* Direction *
Leave out the images; return the rest of the data exactly.

* Dataset section *
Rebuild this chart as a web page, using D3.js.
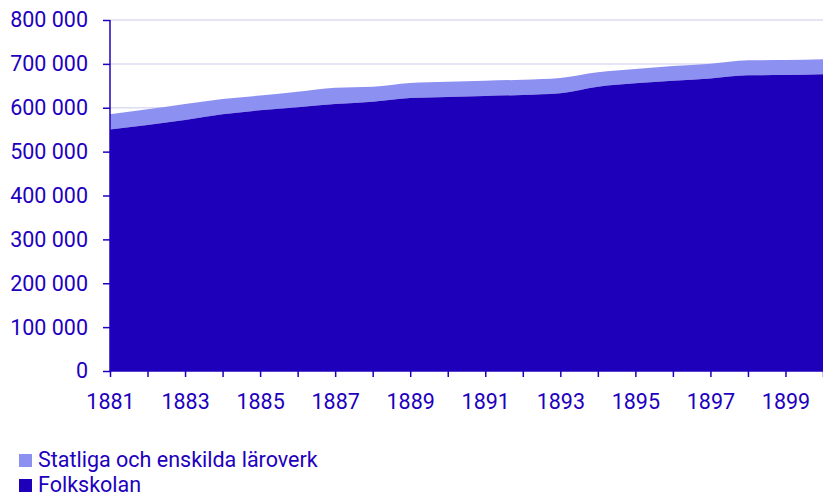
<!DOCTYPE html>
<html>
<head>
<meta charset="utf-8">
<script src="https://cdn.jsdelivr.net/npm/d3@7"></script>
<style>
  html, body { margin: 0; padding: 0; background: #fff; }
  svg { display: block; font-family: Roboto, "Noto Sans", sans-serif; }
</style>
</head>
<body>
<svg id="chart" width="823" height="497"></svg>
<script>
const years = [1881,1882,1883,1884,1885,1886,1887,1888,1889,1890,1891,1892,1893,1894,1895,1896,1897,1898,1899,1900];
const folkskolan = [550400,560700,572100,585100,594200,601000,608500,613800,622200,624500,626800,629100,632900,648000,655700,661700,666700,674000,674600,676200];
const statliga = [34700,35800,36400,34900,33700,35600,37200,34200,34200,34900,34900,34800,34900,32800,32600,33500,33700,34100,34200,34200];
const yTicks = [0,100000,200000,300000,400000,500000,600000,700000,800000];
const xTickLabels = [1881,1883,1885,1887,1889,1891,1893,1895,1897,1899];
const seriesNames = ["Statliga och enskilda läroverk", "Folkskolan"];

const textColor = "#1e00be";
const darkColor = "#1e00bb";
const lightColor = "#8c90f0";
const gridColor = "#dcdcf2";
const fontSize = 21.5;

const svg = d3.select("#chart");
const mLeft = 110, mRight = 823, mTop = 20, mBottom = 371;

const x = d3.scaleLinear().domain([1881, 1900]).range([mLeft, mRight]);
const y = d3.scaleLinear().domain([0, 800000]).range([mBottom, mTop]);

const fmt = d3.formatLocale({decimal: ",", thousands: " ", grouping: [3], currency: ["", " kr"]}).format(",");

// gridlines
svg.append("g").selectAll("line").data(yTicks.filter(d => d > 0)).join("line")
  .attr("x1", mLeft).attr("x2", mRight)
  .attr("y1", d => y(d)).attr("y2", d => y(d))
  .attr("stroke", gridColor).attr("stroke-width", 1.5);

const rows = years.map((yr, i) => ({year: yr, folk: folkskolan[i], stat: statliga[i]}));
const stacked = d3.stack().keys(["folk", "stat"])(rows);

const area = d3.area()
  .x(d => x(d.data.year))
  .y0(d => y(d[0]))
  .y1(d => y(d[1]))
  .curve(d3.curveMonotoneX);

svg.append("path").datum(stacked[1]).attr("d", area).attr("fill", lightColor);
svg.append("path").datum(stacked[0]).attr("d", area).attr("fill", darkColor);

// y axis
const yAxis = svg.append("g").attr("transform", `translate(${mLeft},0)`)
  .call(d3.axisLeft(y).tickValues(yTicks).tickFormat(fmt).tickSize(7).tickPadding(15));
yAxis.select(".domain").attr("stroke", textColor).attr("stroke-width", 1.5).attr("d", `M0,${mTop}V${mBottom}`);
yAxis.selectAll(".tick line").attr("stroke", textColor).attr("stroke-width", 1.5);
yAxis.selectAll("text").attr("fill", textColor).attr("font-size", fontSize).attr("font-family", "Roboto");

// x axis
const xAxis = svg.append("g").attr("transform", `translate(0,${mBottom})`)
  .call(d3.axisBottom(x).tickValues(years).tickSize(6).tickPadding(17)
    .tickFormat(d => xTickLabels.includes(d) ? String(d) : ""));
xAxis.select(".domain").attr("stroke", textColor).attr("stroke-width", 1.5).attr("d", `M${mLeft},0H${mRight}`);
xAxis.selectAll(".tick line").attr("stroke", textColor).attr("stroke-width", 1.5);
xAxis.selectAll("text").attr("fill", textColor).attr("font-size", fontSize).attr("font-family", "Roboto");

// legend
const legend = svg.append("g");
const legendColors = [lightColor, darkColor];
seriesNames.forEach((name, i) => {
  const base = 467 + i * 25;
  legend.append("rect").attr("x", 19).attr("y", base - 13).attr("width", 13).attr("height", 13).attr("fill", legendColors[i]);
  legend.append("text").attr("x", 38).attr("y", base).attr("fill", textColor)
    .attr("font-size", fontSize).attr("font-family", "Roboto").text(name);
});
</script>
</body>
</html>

* Full answer *
Rebuild this chart as a web page, using D3.js.
<!DOCTYPE html>
<html>
<head>
<meta charset="utf-8">
<script src="https://cdn.jsdelivr.net/npm/d3@7"></script>
<style>
  html, body { margin: 0; padding: 0; background: #fff; }
  svg { display: block; font-family: Roboto, "Noto Sans", sans-serif; }
</style>
</head>
<body>
<svg id="chart" width="823" height="497"></svg>
<script>
const years = [1881,1882,1883,1884,1885,1886,1887,1888,1889,1890,1891,1892,1893,1894,1895,1896,1897,1898,1899,1900];
const folkskolan = [550400,560700,572100,585100,594200,601000,608500,613800,622200,624500,626800,629100,632900,648000,655700,661700,666700,674000,674600,676200];
const statliga = [34700,35800,36400,34900,33700,35600,37200,34200,34200,34900,34900,34800,34900,32800,32600,33500,33700,34100,34200,34200];
const yTicks = [0,100000,200000,300000,400000,500000,600000,700000,800000];
const xTickLabels = [1881,1883,1885,1887,1889,1891,1893,1895,1897,1899];
const seriesNames = ["Statliga och enskilda läroverk", "Folkskolan"];

const textColor = "#1e00be";
const darkColor = "#1e00bb";
const lightColor = "#8c90f0";
const gridColor = "#dcdcf2";
const fontSize = 21.5;

const svg = d3.select("#chart");
const mLeft = 110, mRight = 823, mTop = 20, mBottom = 371;

const x = d3.scaleLinear().domain([1881, 1900]).range([mLeft, mRight]);
const y = d3.scaleLinear().domain([0, 800000]).range([mBottom, mTop]);

const fmt = d3.formatLocale({decimal: ",", thousands: " ", grouping: [3], currency: ["", " kr"]}).format(",");

// gridlines
svg.append("g").selectAll("line").data(yTicks.filter(d => d > 0)).join("line")
  .attr("x1", mLeft).attr("x2", mRight)
  .attr("y1", d => y(d)).attr("y2", d => y(d))
  .attr("stroke", gridColor).attr("stroke-width", 1.5);

const rows = years.map((yr, i) => ({year: yr, folk: folkskolan[i], stat: statliga[i]}));
const stacked = d3.stack().keys(["folk", "stat"])(rows);

const area = d3.area()
  .x(d => x(d.data.year))
  .y0(d => y(d[0]))
  .y1(d => y(d[1]))
  .curve(d3.curveMonotoneX);

svg.append("path").datum(stacked[1]).attr("d", area).attr("fill", lightColor);
svg.append("path").datum(stacked[0]).attr("d", area).attr("fill", darkColor);

// y axis
const yAxis = svg.append("g").attr("transform", `translate(${mLeft},0)`)
  .call(d3.axisLeft(y).tickValues(yTicks).tickFormat(fmt).tickSize(7).tickPadding(15));
yAxis.select(".domain").attr("stroke", textColor).attr("stroke-width", 1.5).attr("d", `M0,${mTop}V${mBottom}`);
yAxis.selectAll(".tick line").attr("stroke", textColor).attr("stroke-width", 1.5);
yAxis.selectAll("text").attr("fill", textColor).attr("font-size", fontSize).attr("font-family", "Roboto");

// x axis
const xAxis = svg.append("g").attr("transform", `translate(0,${mBottom})`)
  .call(d3.axisBottom(x).tickValues(years).tickSize(6).tickPadding(17)
    .tickFormat(d => xTickLabels.includes(d) ? String(d) : ""));
xAxis.select(".domain").attr("stroke", textColor).attr("stroke-width", 1.5).attr("d", `M${mLeft},0H${mRight}`);
xAxis.selectAll(".tick line").attr("stroke", textColor).attr("stroke-width", 1.5);
xAxis.selectAll("text").attr("fill", textColor).attr("font-size", fontSize).attr("font-family", "Roboto");

// legend
const legend = svg.append("g");
const legendColors = [lightColor, darkColor];
seriesNames.forEach((name, i) => {
  const base = 467 + i * 25;
  legend.append("rect").attr("x", 19).attr("y", base - 13).attr("width", 13).attr("height", 13).attr("fill", legendColors[i]);
  legend.append("text").attr("x", 38).attr("y", base).attr("fill", textColor)
    .attr("font-size", fontSize).attr("font-family", "Roboto").text(name);
});
</script>
</body>
</html>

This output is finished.